Be ready to hustle and iterate

Having an idea for a new venture can be thrilling. As the images in your head gain sharper focus it seems that success is just around the corner.

But your idea is wrong.

It may not be entirely wrong. You may have the right service but the wrong customers, or the right price point but the wrong monetization approach, or the right messaging but the wrong communication channels. Either way, it is extremely unlikely that all (or even most) aspects of the product as you are envisioning it will resemble the optimal version.

This is not to say you will fail. In fact, your wrongness might actually be your greatest source of advantage. Right now, there are hundreds of other people and companies around the world with your idea -- their similar experiences and logic have led them to imagine a product not unlike yours. If your idea was perfect, someone would have launched it already. But because you are all wrong, and because the truly great idea is hidden beneath layers of nuanced learnings, you can gain an edge through your approach to getting to that great idea.

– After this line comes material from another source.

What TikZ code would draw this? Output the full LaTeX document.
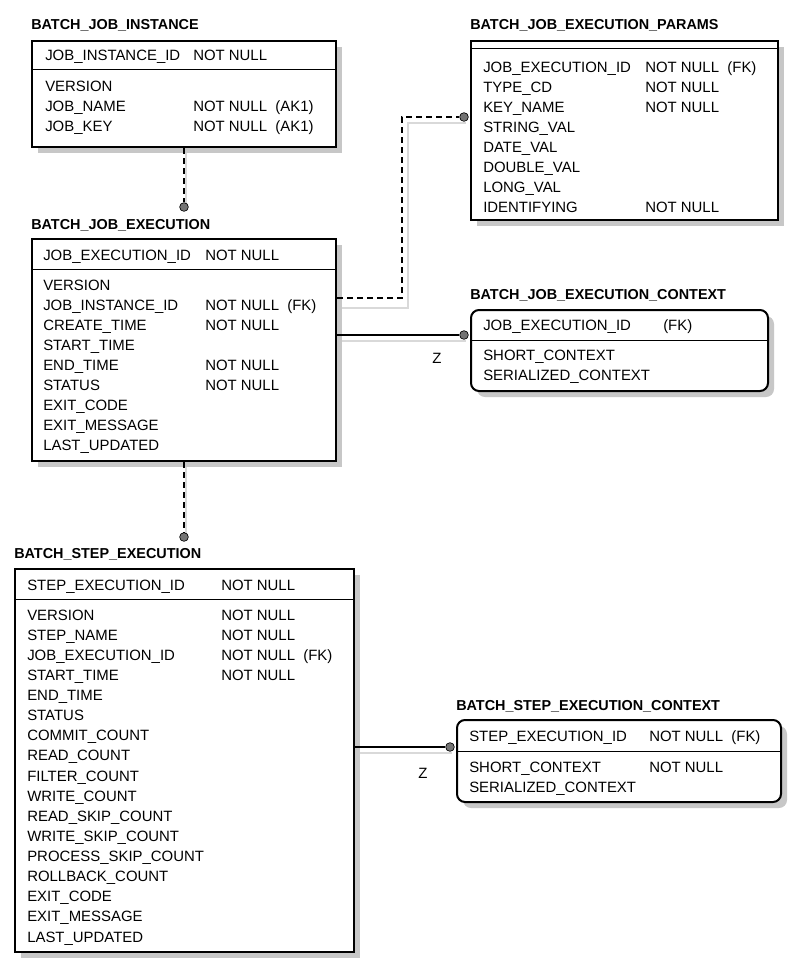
\documentclass[tikz,border=0pt]{standalone}
\usepackage{fontspec}
\setmainfont{Liberation Sans}
\usetikzlibrary{shadows}

\tikzset{
  tbl/.style={draw, line width=1.5pt, fill=white, anchor=north west, inner sep=0pt,
    drop shadow={shadow xshift=4.5pt, shadow yshift=-4.5pt, fill=black!22, opacity=1}},
  ctx/.style={tbl, rounded corners=6pt},
  ttl/.style={anchor=base west, font=\bfseries\fontsize{10.8}{12}\selectfont, inner sep=0pt},
  fld/.style={anchor=base west, font=\fontsize{11.2}{12}\selectfont, inner sep=0pt},
  rel/.style={line width=0.8pt},
  dsh/.style={rel, dash pattern=on 4.5pt off 3pt},
  relshadow/.style={line width=0.9pt, black!15},
  dot/.style={circle, draw=black, fill=black!55, line width=0.5pt, inner sep=0pt, minimum size=6.5pt}
}

\begin{document}
\begin{tikzpicture}[x=0.75pt,y=-0.75pt]
\useasboundingbox[fill=white] (0,0) rectangle (794,965);

% connector shadows
\draw[relshadow] (186,148) -- (186,209);
\draw[relshadow] (337,308) -- (408,308) -- (408,123) -- (466,123);
\draw[relshadow] (337,341) -- (466,341);
\draw[relshadow] (186,462) -- (186,539);
\draw[relshadow] (355,753) -- (452,753);

% BATCH_JOB_INSTANCE
\node[ttl] at (31,29) {BATCH\_JOB\_INSTANCE};
\node[tbl, minimum width={304*0.75pt}, minimum height={106*0.75pt}] (ji) at (31,40) {};
\draw[line width=0.6pt] (31,69) -- (335,69);
\node[fld] at (45,60) {JOB\_INSTANCE\_ID};
\node[fld] at (193,60) {NOT NULL};
\foreach \a/\b [count=\i] in {VERSION/, JOB\_NAME/NOT NULL\ \ (AK1), JOB\_KEY/NOT NULL\ \ (AK1)}{
  \node[fld] at (45,71+20*\i) {\a};
  \node[fld] at (193,71+20*\i) {\b};
}

% BATCH_JOB_EXECUTION_PARAMS
\node[ttl] at (470,29) {BATCH\_JOB\_EXECUTION\_PARAMS};
\node[tbl, minimum width={307*0.75pt}, minimum height={179*0.75pt}] (jp) at (470,40) {};
\draw[line width=0.6pt] (470,48) -- (777,48);
\foreach \a/\b [count=\i] in {JOB\_EXECUTION\_ID/NOT NULL\ \ (FK), TYPE\_CD/NOT NULL, KEY\_NAME/NOT NULL,
  STRING\_VAL/, DATE\_VAL/, DOUBLE\_VAL/, LONG\_VAL/, IDENTIFYING/NOT NULL}{
  \node[fld] at (483,52+20*\i) {\a};
  \node[fld] at (645,52+20*\i) {\b};
}

% BATCH_JOB_EXECUTION
\node[ttl] at (31,229) {BATCH\_JOB\_EXECUTION};
\node[tbl, minimum width={304*0.75pt}, minimum height={222*0.75pt}] (je) at (31,238) {};
\draw[line width=0.6pt] (31,269) -- (335,269);
\node[fld] at (43,260) {JOB\_EXECUTION\_ID};
\node[fld] at (205,260) {NOT NULL};
\foreach \a/\b [count=\i] in {VERSION/, JOB\_INSTANCE\_ID/NOT NULL\ \ (FK), CREATE\_TIME/NOT NULL,
  START\_TIME/, END\_TIME/NOT NULL, STATUS/NOT NULL, EXIT\_CODE/, EXIT\_MESSAGE/, LAST\_UPDATED/}{
  \node[fld] at (43,270+20*\i) {\a};
  \node[fld] at (205,270+20*\i) {\b};
}

% BATCH_JOB_EXECUTION_CONTEXT
\node[ttl] at (470,299) {BATCH\_JOB\_EXECUTION\_CONTEXT};
\node[ctx, minimum width={297*0.75pt}, minimum height={81*0.75pt}] (jc) at (470,309) {};
\draw[line width=0.6pt] (470,340) -- (767,340);
\node[fld] at (483,330) {JOB\_EXECUTION\_ID};
\node[fld] at (663,330) {(FK)};
\node[fld] at (483,360) {SHORT\_CONTEXT};
\node[fld] at (483,380) {SERIALIZED\_CONTEXT};

% BATCH_STEP_EXECUTION
\node[ttl] at (14,558) {BATCH\_STEP\_EXECUTION};
\node[tbl, minimum width={339*0.75pt}, minimum height={383*0.75pt}] (se) at (14,568) {};
\draw[line width=0.6pt] (14,599) -- (353,599);
\node[fld] at (27,590) {STEP\_EXECUTION\_ID};
\node[fld] at (221,590) {NOT NULL};
\foreach \a/\b [count=\i] in {VERSION/NOT NULL, STEP\_NAME/NOT NULL, JOB\_EXECUTION\_ID/NOT NULL\ \ (FK),
  START\_TIME/NOT NULL, END\_TIME/, STATUS/, COMMIT\_COUNT/, READ\_COUNT/, FILTER\_COUNT/, WRITE\_COUNT/,
  READ\_SKIP\_COUNT/, WRITE\_SKIP\_COUNT/, PROCESS\_SKIP\_COUNT/, ROLLBACK\_COUNT/, EXIT\_CODE/,
  EXIT\_MESSAGE/, LAST\_UPDATED/}{
  \node[fld] at (27,600+20.12*\i) {\a};
  \node[fld] at (221,600+20.12*\i) {\b};
}

% BATCH_STEP_EXECUTION_CONTEXT
\node[ttl] at (456,710) {BATCH\_STEP\_EXECUTION\_CONTEXT};
\node[ctx, minimum width={324*0.75pt}, minimum height={82*0.75pt}] (sc) at (456,719) {};
\draw[line width=0.6pt] (456,751) -- (780,751);
\node[fld] at (469,741) {STEP\_EXECUTION\_ID};
\node[fld] at (649,741) {NOT NULL\ \ (FK)};
\node[fld] at (469,772) {SHORT\_CONTEXT};
\node[fld] at (649,772) {NOT NULL};
\node[fld] at (469,792) {SERIALIZED\_CONTEXT};

% relationships
\node[dot] (d1) at (184,207) {};
\node[dot] (d2) at (464,117) {};
\node[dot] (d3) at (464,335) {};
\node[dot] (d4) at (184,537) {};
\node[dot] (d5) at (450,747) {};
\coordinate (b1) at (402,298);
\draw[dsh] (ji.south -| d1) -- (d1);
\draw[dsh] (je.east |- b1) -- (b1) |- (d2);
\draw[rel] (je.east |- d3) -- (d3);
\draw[dsh] (je.south -| d4) -- (d4);
\draw[rel] (se.east |- d5) -- (d5);
\node[fld] at (432,363) {Z};
\node[fld] at (418,778) {Z};
\end{tikzpicture}
\end{document}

The Airbnb founders had their idea in 2007. Before they got any traction or investment they had to do several redesigns and even at some point created and sold cereal (Obama O's and Cap'n McCains) on the street, to make money that they could put towards their concept. Fast forward to now, when Airbnb is a multi-billion dollar household name.

The key is not to get the answer right on the first try, which is nearly impossible (assuming your name is not Steve Jobs). Rather, the key is to test your product as quickly and affordably as possible, so that you can learn how it is wrong, and on how to make the next version better. By iterating this process, and focusing on learnings rather than outcomes, your path may be winding, but you will maximize chances of success.